Job —
Return each line of the data below exactly, omitting any pictures.

─── Data block ───

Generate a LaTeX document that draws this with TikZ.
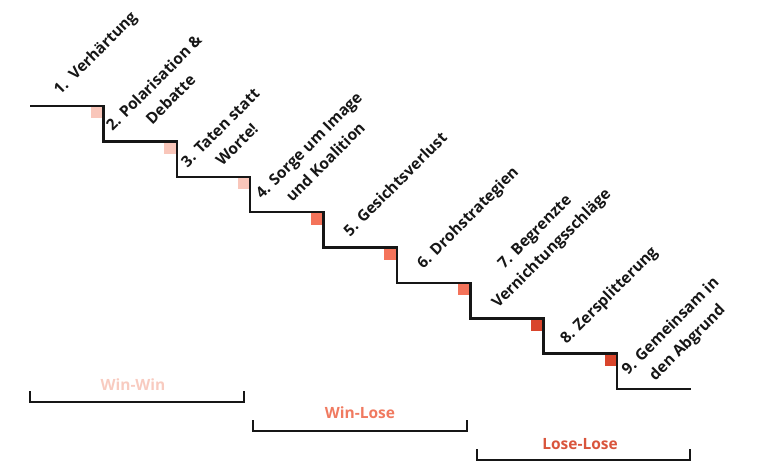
\documentclass[tikz,border=0pt]{standalone}
\usepackage{fontspec}
\setmainfont{Open Sans}
\definecolor{inkc}{HTML}{161616}
\definecolor{lightc}{HTML}{F9C6BA}
\definecolor{midc}{HTML}{F4735A}
\definecolor{darkc}{HTML}{D9452C}
\definecolor{wwc}{HTML}{F8CBC0}
\definecolor{wlc}{HTML}{F07A60}
\definecolor{llc}{HTML}{D9553C}
\begin{document}
\begin{tikzpicture}[x=1pt,y=-1pt,
  stair/.style={line width=2.5pt, draw=inkc, line join=miter},
  bracket/.style={line width=2.6pt, draw=inkc},
  lab/.style={font=\bfseries\fontsize{15.5}{23.5}\selectfont, rotate=45, align=center, inner sep=0pt, text=inkc, anchor=center},
  blab/.style={font=\bfseries\fontsize{15.5}{18}\selectfont, inner sep=0pt, anchor=base}]
\useasboundingbox (0,0) rectangle (768,468);
% staircase points
\coordinate (s0) at (30,106);
\foreach \k in {1,...,8}{
  \coordinate (c\k) at ({30+73.375*\k},{106+35.375*(\k-1)});
  \coordinate (d\k) at ({30+73.375*\k},{106+35.375*\k});
}
\coordinate (e) at (691,{106+35.375*8});
% squares
\foreach \k/\c in {1/lightc,2/lightc,3/lightc,4/midc,5/midc,6/midc,7/darkc,8/darkc}{
  \fill[\c] (c\k) ++(-12.5,0) rectangle ++(12.5,12.5);
}
% stairs
\draw[stair] (s0) -- (c1) -- (d1) -- (c2) -- (d2) -- (c3) -- (d3) -- (c4) -- (d4)
  -- (c5) -- (d5) -- (c6) -- (d6) -- (c7) -- (d7) -- (c8) -- (d8) -- (e);
% step labels
\node[lab] (l1) at (96,54) {1.\ \ Verhärtung};
\node[lab] (l2) at (162,91) {2. Polarisation \&\\Debatte};
\node[lab] (l3) at (228.5,136) {3. Taten statt\\Worte!};
\node[lab] (l4) at (317,153.5) {4. Sorge um Image\\und Koalition};
\node[lab] (l5) at (395,184) {5. Gesichtsverlust};
\node[lab] (l6) at (468.5,218.5) {6. Drohstrategien};
\node[lab] (l7) at (544,241) {7. Begrenzte\\Vernichtungsschläge};
\node[lab] (l8) at (609.5,296) {8. Zersplitterung};
\node[lab] (l9) at (679.5,335) {9. Gemeinsam in\\den Abgrund};
% brackets
\coordinate (b1a) at (30,391); \coordinate (b1b) at (30,402);
\coordinate (b1c) at (244,402); \coordinate (b1d) at (244,391);
\draw[bracket] (b1a) -- (b1b) -- (b1c) -- (b1d);
\coordinate (b2a) at (253,420); \coordinate (b2b) at (253,431);
\coordinate (b2c) at (467,431); \coordinate (b2d) at (467,420);
\draw[bracket] (b2a) -- (b2b) -- (b2c) -- (b2d);
\coordinate (b3a) at (477,449); \coordinate (b3b) at (477,460);
\coordinate (b3c) at (690,460); \coordinate (b3d) at (690,449);
\draw[bracket] (b3a) -- (b3b) -- (b3c) -- (b3d);
\node[blab, text=wwc] (t1) at (133,390) {Win-Win};
\node[blab, text=wlc] (t2) at (360,418) {Win-Lose};
\node[blab, text=llc] (t3) at (580,449) {Lose-Lose};
\end{tikzpicture}
\end{document}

───

In response —
Generate a LaTeX document that draws this with TikZ.
\documentclass[tikz,border=0pt]{standalone}
\usepackage{fontspec}
\setmainfont{Open Sans}
\definecolor{inkc}{HTML}{161616}
\definecolor{lightc}{HTML}{F9C6BA}
\definecolor{midc}{HTML}{F4735A}
\definecolor{darkc}{HTML}{D9452C}
\definecolor{wwc}{HTML}{F8CBC0}
\definecolor{wlc}{HTML}{F07A60}
\definecolor{llc}{HTML}{D9553C}
\begin{document}
\begin{tikzpicture}[x=1pt,y=-1pt,
  stair/.style={line width=2.5pt, draw=inkc, line join=miter},
  bracket/.style={line width=2.6pt, draw=inkc},
  lab/.style={font=\bfseries\fontsize{15.5}{23.5}\selectfont, rotate=45, align=center, inner sep=0pt, text=inkc, anchor=center},
  blab/.style={font=\bfseries\fontsize{15.5}{18}\selectfont, inner sep=0pt, anchor=base}]
\useasboundingbox (0,0) rectangle (768,468);
% staircase points
\coordinate (s0) at (30,106);
\foreach \k in {1,...,8}{
  \coordinate (c\k) at ({30+73.375*\k},{106+35.375*(\k-1)});
  \coordinate (d\k) at ({30+73.375*\k},{106+35.375*\k});
}
\coordinate (e) at (691,{106+35.375*8});
% squares
\foreach \k/\c in {1/lightc,2/lightc,3/lightc,4/midc,5/midc,6/midc,7/darkc,8/darkc}{
  \fill[\c] (c\k) ++(-12.5,0) rectangle ++(12.5,12.5);
}
% stairs
\draw[stair] (s0) -- (c1) -- (d1) -- (c2) -- (d2) -- (c3) -- (d3) -- (c4) -- (d4)
  -- (c5) -- (d5) -- (c6) -- (d6) -- (c7) -- (d7) -- (c8) -- (d8) -- (e);
% step labels
\node[lab] (l1) at (96,54) {1.\ \ Verhärtung};
\node[lab] (l2) at (162,91) {2. Polarisation \&\\Debatte};
\node[lab] (l3) at (228.5,136) {3. Taten statt\\Worte!};
\node[lab] (l4) at (317,153.5) {4. Sorge um Image\\und Koalition};
\node[lab] (l5) at (395,184) {5. Gesichtsverlust};
\node[lab] (l6) at (468.5,218.5) {6. Drohstrategien};
\node[lab] (l7) at (544,241) {7. Begrenzte\\Vernichtungsschläge};
\node[lab] (l8) at (609.5,296) {8. Zersplitterung};
\node[lab] (l9) at (679.5,335) {9. Gemeinsam in\\den Abgrund};
% brackets
\coordinate (b1a) at (30,391); \coordinate (b1b) at (30,402);
\coordinate (b1c) at (244,402); \coordinate (b1d) at (244,391);
\draw[bracket] (b1a) -- (b1b) -- (b1c) -- (b1d);
\coordinate (b2a) at (253,420); \coordinate (b2b) at (253,431);
\coordinate (b2c) at (467,431); \coordinate (b2d) at (467,420);
\draw[bracket] (b2a) -- (b2b) -- (b2c) -- (b2d);
\coordinate (b3a) at (477,449); \coordinate (b3b) at (477,460);
\coordinate (b3c) at (690,460); \coordinate (b3d) at (690,449);
\draw[bracket] (b3a) -- (b3b) -- (b3c) -- (b3d);
\node[blab, text=wwc] (t1) at (133,390) {Win-Win};
\node[blab, text=wlc] (t2) at (360,418) {Win-Lose};
\node[blab, text=llc] (t3) at (580,449) {Lose-Lose};
\end{tikzpicture}
\end{document}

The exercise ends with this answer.